RAMALLAH (West Bank)—A Mideast peace agreement will require “painful concessions” by Israelis and Palestinians who must work together to defeat those “committed to violence,” Vice President Dick Cheney said Sunday. After meeting with Palestinian President Mahmoud Abbas, Cheney stressed the U.S. commitment to the creation of an independent Palestinian state, saying it was “long overdue.”
“Achieving that vision will require tremendous effort at the negotiating table and painful concessions on both sides,” said Cheney, whose stop in Ramallah came just two months after President Bush’s trip to the West Bank. “It also will require a determination to keep those who are committed to violence and who refuse to accept the basic right of the other side to exist,” Cheney said.
Abbas, a moderate, controls the West Bank and is battling Hamas militants who have taken charge of the Gaza Strip from Abbas-allied forces and have bombarded southern Israel with rockets. “Terror and violence do not merely kill innocent civilians, they also kill the legitimate hopes and aspirations of the Palestinian people,” Cheney said.
In their meeting, Abbas asked Cheney to help stop Israeli settlement expansion and military operations targeting militants, said Saeb Erekat, an Abbas aide. Speaking at the news conference, Abbas thanked Cheney for U.S. support. But he also lashed out at Israel’s settlements and checkpoints, and called for an end to Israeli military operations.
“Peace and security can’t be achieved through settlement expansion and building barriers,” he said. To reach peace, Abbas said, “what is required is will, courage and strong support from the international community, especially the U.S.”

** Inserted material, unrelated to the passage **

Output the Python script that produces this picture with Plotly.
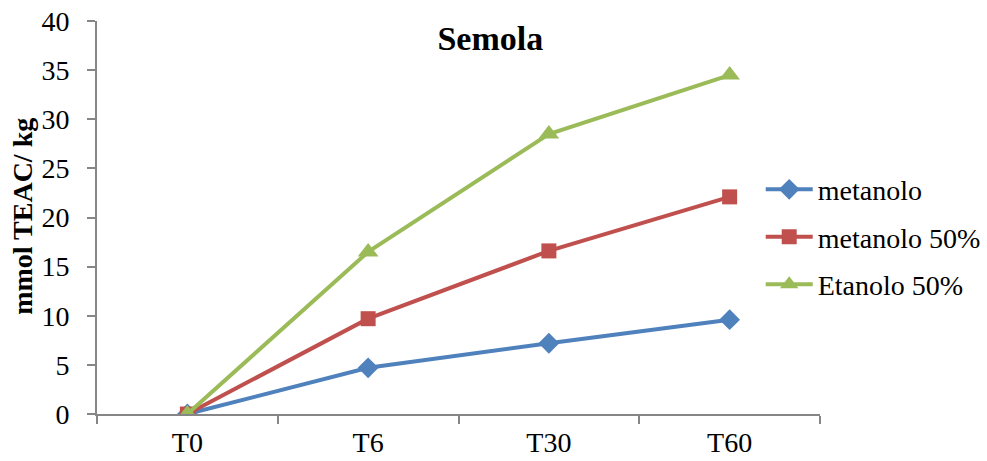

In his remarks, Cheney said, “A negotiated end to the Israeli-Palestinian conflict — one that addresses the legitimate national claims of both people — will have limitless value. Years of mistrust ad violence have achieved nothing, and the extremists who have stood in the way of a settlement have only caused further grief and suffering to the Palestinian and Israeli people.”
“No one,” he said, “deserves to go through live in a climate of fear of deprivation. ... That should not be and must not be the direction of events in this region.” Before the session, aides to Abbas said Abbas would tell Cheney there had been little progress in peace talks since the Palestinian leader and Israeli Prime Minister Ehud Olmert agreed to a resumption at a November conference hosted by President Bush in Maryland.
Cheney said “the future belongs to the advocates of peace and reconciliation.” He cited Bush as saying that “the establishment of the state of Palestinian is long overdue.”